The legacy of David Vetter celebrated at recent Forum Luncheons

April 19, 2016

Two decades after Texas Children’s Hospital opened its doors in 1954, the hospital’s medical staff was called on to care for one of the most famous patients in the world – David Vetter, better known as “the bubble boy.”

David’s life, Texas Children’s involvement in his care and the advancements that have been made in the field of immunology, allergy and rheumatology were the topic of two recent Forums Luncheons hosted by our Office of Development to help engage current and potential donors in our mission.

At the River Oaks event and the one held in The Woodlands, former members of David’s care team and members of David’s family described the little boy’s historic journey, which began on September 21, 1971, at Texas Children’s Hospital.

“David was born with severe combined immunodeficience or SCID,” said Dr. William Shearer, the former section chief of Allergy and Immunology. “The hereditary disease, which dramatically weakens the immune system, forced David to live in a clear sterile chamber that resembled a bubble.”

Shearer and other members of Texas Children’s medical staff, including Dr. Imelda Hanson, a physician in Immunology, Allergy and Rheumatology, cared for David until he died of Burkitt’s lymphoma on February 22, 1984, four months after receiving a bone marrow transfusion from his sister. It was later discovered that her marrow contained traces of a dormant virus – Epstein-Barr – which had been undetectable in the pre-transplant screening.

But, as former members of the boy’s medical staff explained, neither David’s life nor his death were in vain.

The dark-haired boy whose face covered magazines across the globe changed the face of immunology here at Texas Children’s and nationally, giving children born today with SCID a good chance at living a normal life. David, who would have been 40 this year, also paved the way for Texas Children’s Hospital to become an international referral center for families worldwide seeking hope and advanced, comprehensive diagnoses, treatment and care, said Physician-in-Chief Dr. Mark W. Kline.

“A few years after David’s passing in 1989, Texas Children’s Hospital was still primarily a regional hospital,” Kline said at the luncheons.” Today, we treat patients from all 50 states and about 60 countries. In fact, we are now an international referral center for some of the world’s most complex cases.”

Many of those cases are children with SCID and almost all benefit from the great strides in SCID research Shearer and Hanson have made after David’s death.

Shearer, for example, helped create the David Center at Texas Children’s Hospital.

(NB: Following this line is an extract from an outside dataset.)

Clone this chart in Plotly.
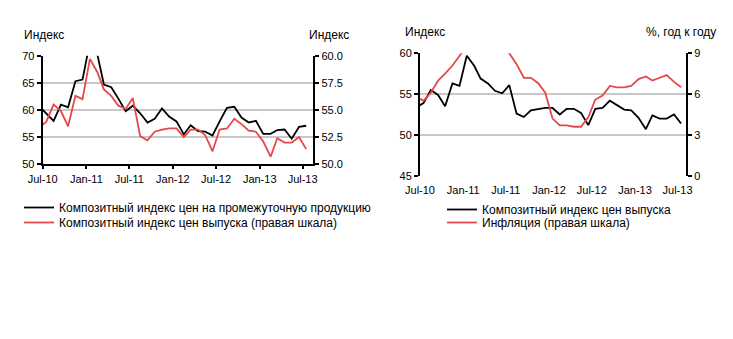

The center provides state-of-the art care and cutting-edge research for immune system diseases that make children susceptible to auto immunity and infectious diseases. Hanson works with federal and state health agencies to institute newborn screening options for children with SCID and other immune deficiency disorders in Texas and throughout the United States.

David Vetter’s mother, Carol Ann Demaret, said at the luncheons that she cannot express how much the care her son received at Texas Children’s Hospital means to her and her family.

“I am so grateful to Texas Children’s Hospital for giving my family 12 years with our son we never would have had otherwise,” she said. “I could work for the hospital for 100 years and still never repay them for that gift.”